Kemungkinan besar apa yang memalukan di sini berhubungan erat dengan dosa-dosa seksual. Ketelanjangan disebut sebagai sesuatu yang memalukan (aischynē) di Wahyu 3:18. Homoseksualitas adalah sebuah kemesuman (Rm. 1:27, aschēmosynē). Apa yang memalukan ini justru dibanggakan dan dipamerkan oleh mereka yang melawan salib.

Karakteristik yang terakhir berkaitan dengan orientasi pikiran. Pikiran di sini bukan hanya tentang apa, melainkan bagaimana. Bukan isi pikiran, tetapi cara berpikir. Kata kerja phroneō sudah muncul di surat ini dengan arti yang sama (1:7; 2:2, 5; 3:15). Jadi, frasa “pikiran mereka semata-mata tertuju kepada perkara duniawi” (LAI:TB) sebaiknya diterjemahkan secara hurufiah menjadi: “mereka yang terus-menerus meletakkan pikiran (hoi phronountes) pada perkara-perkara duniawi”.

Apa yang dipikirkan seseorang tidak selalu mencerminkan bagaimana dia berpikir. Namun, bagaimana seseorang berpikir akan menentukan apa yang dia pikirkan.
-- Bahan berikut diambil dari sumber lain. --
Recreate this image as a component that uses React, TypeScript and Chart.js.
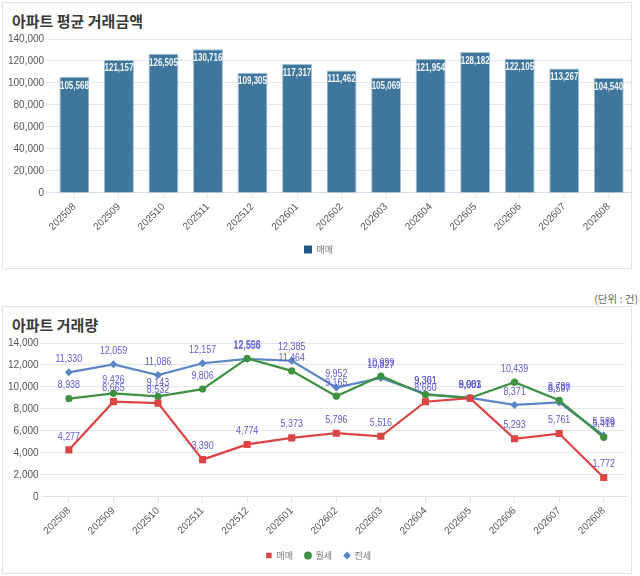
import { useEffect, useRef } from "react";
import { Chart, registerables } from "chart.js";

Chart.register(...registerables);

const months = [
  "202508", "202509", "202510", "202511", "202512", "202601", "202602",
  "202603", "202604", "202605", "202606", "202607", "202608",
];

// 평균 거래금액 (매매)
const avgPrice = [
  105568, 121157, 126505, 130716, 109305, 117317, 111462, 105069, 121954,
  128182, 122105, 113267, 104540,
];

// 거래량
const saleCount = [4277, 8665, 8532, 3390, 4774, 5373, 5796, 5516, 8660, 8981, 5293, 5761, 1772];
const monthlyRentCount = [8938, 9426, 9143, 9806, 12598, 11464, 9165, 10999, 9301, 9001, 10439, 8786, 5419];
const jeonseCount = [11330, 12059, 11086, 12157, 12556, 12385, 9952, 10827, 9361, 9003, 8371, 8597, 5589];

const FONT = "'Noto Sans CJK KR', 'Noto Sans', sans-serif";
const NUM_FONT = "'Liberation Sans', 'Noto Sans CJK KR', sans-serif";
const GRID = "#e3e8ee";

const fmt = (n: number) => n.toLocaleString("en-US");

// draws value labels (no datalabels plugin available); squeezes text a bit horizontally
const valueLabels = {
  id: "valueLabels",
  afterDatasetsDraw(chart: any, _args: any, opts: any) {
    const ctx = chart.ctx;
    chart.data.datasets.forEach((ds: any, i: number) => {
      const meta = chart.getDatasetMeta(i);
      if (meta.hidden) return;
      meta.data.forEach((el: any, j: number) => {
        const v = ds.data[j];
        ctx.save();
        ctx.font = opts.font;
        ctx.fillStyle = opts.color;
        ctx.textAlign = "center";
        const y = opts.inside ? el.y + 4 : el.y - 8;
        ctx.textBaseline = opts.inside ? "top" : "bottom";
        ctx.translate(el.x, y);
        ctx.scale(opts.squeeze || 1, 1);
        ctx.fillText(fmt(v), 0, 0);
        ctx.restore();
      });
    });
  },
};

const xAxis = {
  offset: true,
  grid: { drawOnChartArea: false, offset: false, color: GRID, tickLength: 6 },
  border: { color: "#d5dde6" },
  ticks: { color: "#555", font: { family: NUM_FONT, size: 10 }, minRotation: 45, maxRotation: 45, padding: 2 },
};

const yTicks = (step: number) => ({
  stepSize: step,
  color: "#555",
  padding: 2,
  font: { family: NUM_FONT, size: 10 },
  callback: (v: any) => fmt(Number(v)),
});

function PriceChart() {
  const ref = useRef<HTMLCanvasElement>(null);

  useEffect(() => {
    if (!ref.current) return;
    const chart = new Chart(ref.current, {
      type: "bar",
      data: {
        labels: months,
        datasets: [
          {
            label: "매매",
            data: avgPrice,
            backgroundColor: "#3f769b",
            borderColor: "#a3c0d4",
            borderWidth: 1,
            categoryPercentage: 0.7,
            barPercentage: 0.96,
          },
        ],
      },
      options: {
        animation: false,
        responsive: true,
        maintainAspectRatio: false,
        layout: { padding: { left: 3, right: 0, top: 10, bottom: 2 } },
        scales: {
          x: xAxis as any,
          y: {
            min: 0,
            max: 140000,
            ticks: yTicks(20000),
            grid: { color: GRID, tickLength: 6 },
            border: { display: false },
          },
        },
        plugins: {
          legend: {
            position: "bottom",
            labels: {
              boxWidth: 8,
              boxHeight: 8,
              color: "#777",
              padding: 10,
              font: { family: FONT, size: 9 },
              generateLabels: (c: any) =>
                c.data.datasets.map((d: any, i: number) => ({
                  text: d.label,
                  fillStyle: "#1d5987",
                  strokeStyle: "#1d5987",
                  lineWidth: 0,
                  datasetIndex: i,
                  fontColor: "#777",
                })),
            },
          },
          tooltip: { enabled: false },
          valueLabels: { inside: true, color: "#f2f5f8", font: `bold 10px ${NUM_FONT}`, squeeze: 0.8 },
        } as any,
      },
      plugins: [valueLabels],
    });
    return () => chart.destroy();
  }, []);

  return <canvas ref={ref} />;
}

function VolumeChart() {
  const ref = useRef<HTMLCanvasElement>(null);

  useEffect(() => {
    if (!ref.current) return;
    const lineSet = (label: string, data: number[], color: string, style: string, radius: number) => ({
      label,
      data,
      borderColor: color,
      backgroundColor: color,
      borderWidth: 2.2,
      pointStyle: style,
      pointRadius: radius,
      pointBorderWidth: 0,
      tension: 0,
      fill: false,
    });
    const chart = new Chart(ref.current, {
      type: "line",
      data: {
        labels: months,
        datasets: [
          lineSet("매매", saleCount, "#dc4343", "rect", 5),
          lineSet("월세", monthlyRentCount, "#3d9140", "circle", 3.6),
          lineSet("전세", jeonseCount, "#5a86c6", "rectRot", 4),
        ] as any,
      },
      options: {
        animation: false,
        responsive: true,
        maintainAspectRatio: false,
        layout: { padding: { left: 3, right: 0, top: 4, bottom: 0 } },
        scales: {
          x: xAxis as any,
          y: {
            min: 0,
            max: 14000,
            ticks: yTicks(2000),
            grid: { color: GRID, tickLength: 6 },
            border: { display: false },
          },
        },
        plugins: {
          legend: {
            position: "bottom",
            labels: {
              usePointStyle: true,
              boxWidth: 6,
              boxHeight: 5.5,
              color: "#777",
              padding: 12,
              font: { family: FONT, size: 9 },
            },
          },
          tooltip: { enabled: false },
          valueLabels: { inside: false, color: "#5f5ad6", font: `10.5px ${NUM_FONT}`, squeeze: 0.85 },
        } as any,
      },
      plugins: [valueLabels],
    });
    return () => chart.destroy();
  }, []);

  return <canvas ref={ref} />;
}

const card: React.CSSProperties = {
  position: "absolute",
  left: 2,
  width: 630,
  border: "1px solid #dde3ea",
  background: "#fff",
  boxSizing: "border-box",
};

const title: React.CSSProperties = {
  position: "absolute",
  left: 9,
  fontFamily: FONT,
  fontWeight: 700,
  fontSize: 15,
  color: "#3a3a3a",
  lineHeight: "20px",
};

export default function App() {
  return (
    <div style={{ position: "fixed", left: 0, top: 0, width: 640, height: 576, background: "#fff", fontFamily: FONT }}>
      <div style={{ ...card, top: 2, height: 267 }}>
        <div style={{ ...title, top: 8 }}>아파트 평균 거래금액</div>
        <div style={{ position: "absolute", left: 0, top: 26, width: 628, height: 237 }}>
          <PriceChart />
        </div>
      </div>
      <div style={{ position: "absolute", right: 2, top: 291, fontFamily: FONT, fontSize: 10.5, color: "#666" }}>
        (단위 : 건)
      </div>
      <div style={{ ...card, top: 306, height: 268 }}>
        <div style={{ ...title, top: 8 }}>아파트 거래량</div>
        <div style={{ position: "absolute", left: 0, top: 28, width: 628, height: 235 }}>
          <VolumeChart />
        </div>
      </div>
    </div>
  );
}
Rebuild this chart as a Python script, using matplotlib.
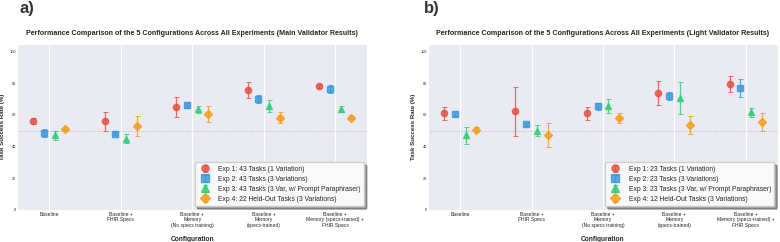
import numpy as np
import matplotlib.pyplot as plt
import seaborn as sns

sns.set_style('darkgrid')
plt.rcParams['font.family'] = ['Liberation Sans', 'DejaVu Sans']

configs = ['Baseline', 'Baseline +\nFHIR Specs', 'Baseline +\nMemory\n(No specs training)',
           'Baseline +\nMemory\n(specs-trained)', 'Baseline +\nMemory (specs-trained) +\nFHIR Specs']

# panel a) main validator: mean and error per experiment
main_exp1 = [56.0, 56.0, 65.0, 75.8, 78.3]
main_exp1_err = [2.0, 6.0, 6.3, 5.3, 1.0]
main_exp2 = [48.5, 48.0, 66.5, 70.0, 76.5]
main_exp2_err = [2.5, 1.0, 2.0, 2.5, 2.5]
main_exp3 = [47.0, 45.0, 63.5, 65.7, 63.7]
main_exp3_err = [3.0, 3.0, 2.5, 4.0, 2.0]
main_exp4 = [51.4, 53.0, 60.5, 58.3, 58.4]
main_exp4_err = [1.0, 6.5, 5.0, 3.5, 1.0]

# panel b) light validator
light_exp1 = [61.0, 62.3, 61.0, 73.8, 79.7]
light_exp1_err = [4.3, 15.4, 4.3, 7.5, 5.0]
light_exp2 = [60.8, 54.0, 65.4, 72.3, 77.2]
light_exp2_err = [1.5, 1.0, 2.5, 2.5, 5.5]
light_exp3 = [47.0, 50.0, 65.7, 70.9, 61.7]
light_exp3_err = [5.5, 3.5, 4.6, 10.2, 3.0]
light_exp4 = [50.7, 47.3, 58.0, 53.5, 55.4]
light_exp4_err = [1.5, 7.5, 3.0, 5.7, 5.7]

main_labels = ['Exp 1: 43 Tasks (1 Variation)', 'Exp 2: 43 Tasks (3 Variations)',
               'Exp 3: 43 Tasks (3 Var, w/ Prompt Paraphraser)', 'Exp 4: 22 Held-Out Tasks (3 Variations)']
light_labels = ['Exp 1: 23 Tasks (1 Variation)', 'Exp 2: 23 Tasks (3 Variations)',
                'Exp 3: 23 Tasks (3 Var, w/ Prompt Paraphraser)', 'Exp 4: 12 Held-Out Tasks (3 Variations)']

colors = ['#e74c3c', '#3498db', '#2ecc71', '#f39c12']
markers = ['o', 's', '^', 'D']


def draw_panel(ax, means, errs, labels, title):
    x = np.arange(len(configs))
    for i in range(4):
        pos = x + (i - 1.5) * 0.15
        ax.errorbar(pos, means[i], yerr=errs[i], fmt=markers[i], color=colors[i],
                    ecolor=colors[i], elinewidth=0.9, capsize=1.8, capthick=0.7,
                    markersize=4.5, alpha=0.8, label=labels[i])
    ax.axhline(50, color='gray', linestyle=':', linewidth=0.6, alpha=0.6)
    ax.set_ylim(0, 105)
    ax.set_yticks([0, 20, 40, 60, 80, 100])
    ax.set_xticks(x)
    ax.set_xticklabels(configs, fontsize=3.6, linespacing=1.15)
    ax.tick_params(axis='y', labelsize=2.8, pad=1, length=0)
    ax.tick_params(axis='x', pad=1.6, length=0)
    ax.grid(axis='y', visible=False)
    ax.set_xlabel('Configuration', fontsize=4.8, fontweight='bold')
    ax.xaxis.set_label_coords(0.5, -0.16)
    ax.set_ylabel('Task Success Rate (%)', fontsize=4.4, fontweight='bold')
    ax.yaxis.set_label_coords(-0.036, 0.5)
    ax.set_title(title, fontsize=5.1, fontweight='bold', pad=6.5)
    ax.legend(loc='lower right', fontsize=4.85, frameon=True, facecolor='white',
              shadow=True, framealpha=0.95, borderpad=0.5, labelspacing=0.45,
              handletextpad=1.0, markerscale=1.15)


fig = plt.figure(figsize=(7.8, 2.42), dpi=100)
ax1 = fig.add_axes([0.022, 0.134, 0.449, 0.684])
ax2 = fig.add_axes([0.549, 0.134, 0.448, 0.684])

draw_panel(ax1, [main_exp1, main_exp2, main_exp3, main_exp4],
           [main_exp1_err, main_exp2_err, main_exp3_err, main_exp4_err], main_labels,
           'Performance Comparison of the 5 Configurations Across All Experiments (Main Validator Results)')
draw_panel(ax2, [light_exp1, light_exp2, light_exp3, light_exp4],
           [light_exp1_err, light_exp2_err, light_exp3_err, light_exp4_err], light_labels,
           'Performance Comparison of the 5 Configurations Across All Experiments (Light Validator Results)')

fig.text(0.025, 0.965, 'a)', fontsize=12, fontweight='bold', color='#333333', va='center')
fig.text(0.544, 0.965, 'b)', fontsize=12, fontweight='bold', color='#333333', va='center')

fig.savefig('out.png', dpi=100)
Pikiran menentukan tindakan. Cara berpikir menentukan isi pikiran. Mereka yang selalu meletakkan pikiran pada hal-hal duniawi pasti akan terjebak pada gaya hidup yang duniawi pula.

Sebagai orang-orang yang sudah diselamatkan oleh salib Kristus dan terus berjuang menuju kesempurnaan dengan kematian Kristus, kita patut mewaspadai hedonisme. Gaya hidup ini bukan hanya menjauhkan kita dari salib, tetapi juga menabrak prinsip salib. Sudahkah Anda mempercayai Injil Yesus Kristus? Apakah kuasa Injil sudah menentukan keinginan, kebanggaan dan orientasi pikiran Anda? Soli Deo Gloria.